Helen mengatakan, kekerasan seksual adalah perbuatan merendahkan, menghina, melecehkan, dan/atau menyerang tubuh dan fungsi reproduksi seseorang. Kekerasan seksual yang dialami seseorang dapat berdampak salah satunya pada hilangnya kesempatan melaksanakan pendidikan tinggi dengan aman dan optimal.

”Ada beberapa strategi pencegahan seksual dan penanganan kasus kekerasan seksual antara lain melakukan penguatan budaya komunitas seperti komunikasi dan edukasi, membentuk satgas PPKS, dan melakukan sosialisasi,” kata Helen.

Helen juga mengenalkan struktur organisasi satgas PPKS dan mekanisme penanganan KS di USM. Struktur organisasi PPKS USM adalah pembina, Ketua, Sekretaris, Bidang Pendampingan dan Pemulihan, Bidang Perlindungan dan Pengenaan Sanksi, dan Bidang Data & Kajian.

”Mekanisme penangangan kekerasan seksual di USM yaitu dimulai dari penerimaan laporan, pemeriksaan, penyusunan kesimpulan dan rekomendasi, pemulihan, dan pencegahan keberulangan kekerasan seksual.

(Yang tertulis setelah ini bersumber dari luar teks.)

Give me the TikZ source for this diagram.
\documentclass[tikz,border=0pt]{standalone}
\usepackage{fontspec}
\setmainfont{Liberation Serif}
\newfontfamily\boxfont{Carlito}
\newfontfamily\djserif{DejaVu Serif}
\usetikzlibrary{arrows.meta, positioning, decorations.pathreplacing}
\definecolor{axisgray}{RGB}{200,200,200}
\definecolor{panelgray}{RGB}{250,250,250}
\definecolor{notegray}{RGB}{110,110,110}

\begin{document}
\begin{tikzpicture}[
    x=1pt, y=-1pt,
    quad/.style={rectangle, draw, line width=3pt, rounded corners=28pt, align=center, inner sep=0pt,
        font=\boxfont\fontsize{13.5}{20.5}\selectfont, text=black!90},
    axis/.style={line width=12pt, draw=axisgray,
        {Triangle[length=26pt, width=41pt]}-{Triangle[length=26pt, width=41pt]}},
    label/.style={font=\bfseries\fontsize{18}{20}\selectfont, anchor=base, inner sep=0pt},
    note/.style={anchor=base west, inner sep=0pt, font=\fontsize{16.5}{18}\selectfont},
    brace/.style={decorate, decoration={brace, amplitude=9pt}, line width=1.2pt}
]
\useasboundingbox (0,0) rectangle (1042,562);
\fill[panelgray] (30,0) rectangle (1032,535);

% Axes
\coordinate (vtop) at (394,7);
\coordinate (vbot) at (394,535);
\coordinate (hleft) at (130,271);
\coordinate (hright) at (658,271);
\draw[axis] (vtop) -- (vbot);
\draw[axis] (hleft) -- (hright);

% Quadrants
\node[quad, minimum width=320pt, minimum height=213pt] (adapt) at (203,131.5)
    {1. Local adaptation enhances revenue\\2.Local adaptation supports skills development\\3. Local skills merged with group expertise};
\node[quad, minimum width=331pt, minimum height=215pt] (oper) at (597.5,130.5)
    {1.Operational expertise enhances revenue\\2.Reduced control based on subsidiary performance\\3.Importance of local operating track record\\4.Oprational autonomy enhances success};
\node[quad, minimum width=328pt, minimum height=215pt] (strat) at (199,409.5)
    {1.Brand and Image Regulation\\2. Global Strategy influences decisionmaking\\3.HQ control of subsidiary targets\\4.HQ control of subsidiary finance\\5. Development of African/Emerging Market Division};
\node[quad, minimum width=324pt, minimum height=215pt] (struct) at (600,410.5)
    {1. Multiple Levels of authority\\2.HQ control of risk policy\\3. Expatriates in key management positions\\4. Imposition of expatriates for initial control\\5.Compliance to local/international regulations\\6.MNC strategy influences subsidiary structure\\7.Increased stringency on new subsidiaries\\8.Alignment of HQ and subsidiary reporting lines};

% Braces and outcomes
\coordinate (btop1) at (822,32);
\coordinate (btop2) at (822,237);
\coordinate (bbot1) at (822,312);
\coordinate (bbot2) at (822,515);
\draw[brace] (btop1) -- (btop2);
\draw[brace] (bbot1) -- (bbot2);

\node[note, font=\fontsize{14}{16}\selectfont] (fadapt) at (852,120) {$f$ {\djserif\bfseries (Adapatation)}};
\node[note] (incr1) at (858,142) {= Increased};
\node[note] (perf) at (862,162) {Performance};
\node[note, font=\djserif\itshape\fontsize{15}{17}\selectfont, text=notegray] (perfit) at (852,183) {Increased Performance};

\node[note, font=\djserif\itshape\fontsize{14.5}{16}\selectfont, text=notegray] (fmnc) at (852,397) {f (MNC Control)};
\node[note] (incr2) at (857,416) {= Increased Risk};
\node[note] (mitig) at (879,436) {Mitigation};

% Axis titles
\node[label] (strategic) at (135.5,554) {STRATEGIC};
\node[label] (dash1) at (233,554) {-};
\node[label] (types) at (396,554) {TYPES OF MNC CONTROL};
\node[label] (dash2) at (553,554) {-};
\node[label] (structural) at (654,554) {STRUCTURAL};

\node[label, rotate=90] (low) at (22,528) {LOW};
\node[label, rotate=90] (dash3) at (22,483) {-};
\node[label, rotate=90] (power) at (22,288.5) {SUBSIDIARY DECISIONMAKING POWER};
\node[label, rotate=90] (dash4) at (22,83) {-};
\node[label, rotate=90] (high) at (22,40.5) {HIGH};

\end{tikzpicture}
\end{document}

Narasumber kedua, Yudi Kurniawan mengatakan, konseling mahasiswa dibutuhkan karena berdasarkan hasil riset yang dilakukan oleh Azis dkk (2021) 30% mahasiswa terindikasi mengalami kesehatan jiwa.

”Kesehatan jiwa menurut UU 18 Tahun 2014 adalah kondisi dimana individu dapat berkembang secara fisik, mental, spiritual, dan sosial, sehingga individu tersebut menyadari kemampuan sendiri, dapat mengatasi tekanan, dapat bekerja secara produktif, dan mampu memberikan kontribusi untuk komunitasnya,” ungkapnya.

Menurutnya, ada beberapa faktor risiko yang meningkatkan peluang gangguan mental emosional pada mahasiswa, yaitu memiliki masalah keluarga dalam level sedang hingga berat, memiliki riwayat sebagai korban kekerasan, minim dukungan sosial, memiliki pekerjaan dengan tingkat stres tinggi, koping stres yang maladatif, dan memiliki trait kecemasan yang tinggi (faktor kepribadian).Beberapa faktor ini maka mahasiswa membutuhkan konseling.

”Konseling ini dapat dilakukan salah satunya dengan membentuk satgas konseling mahasiswa, seperti yang dilakukan oleh USM. Prinsip layanan konseling mahasiswa USM adalah promotif/preventif, kuratif, dan rehabilitative. Satgas ini memberikan layanan konseling mahasiswa yang memiliki masalah keluarga, kekerasan seksual, karier, pribadi, perundungan, sosial, dan akademik. Layanan konseling dapat dilakukan dari Senin sampai Jumat, pukul 09.00-12.00 WIB dan 13.00-15.00 WIB,” kata Yudi.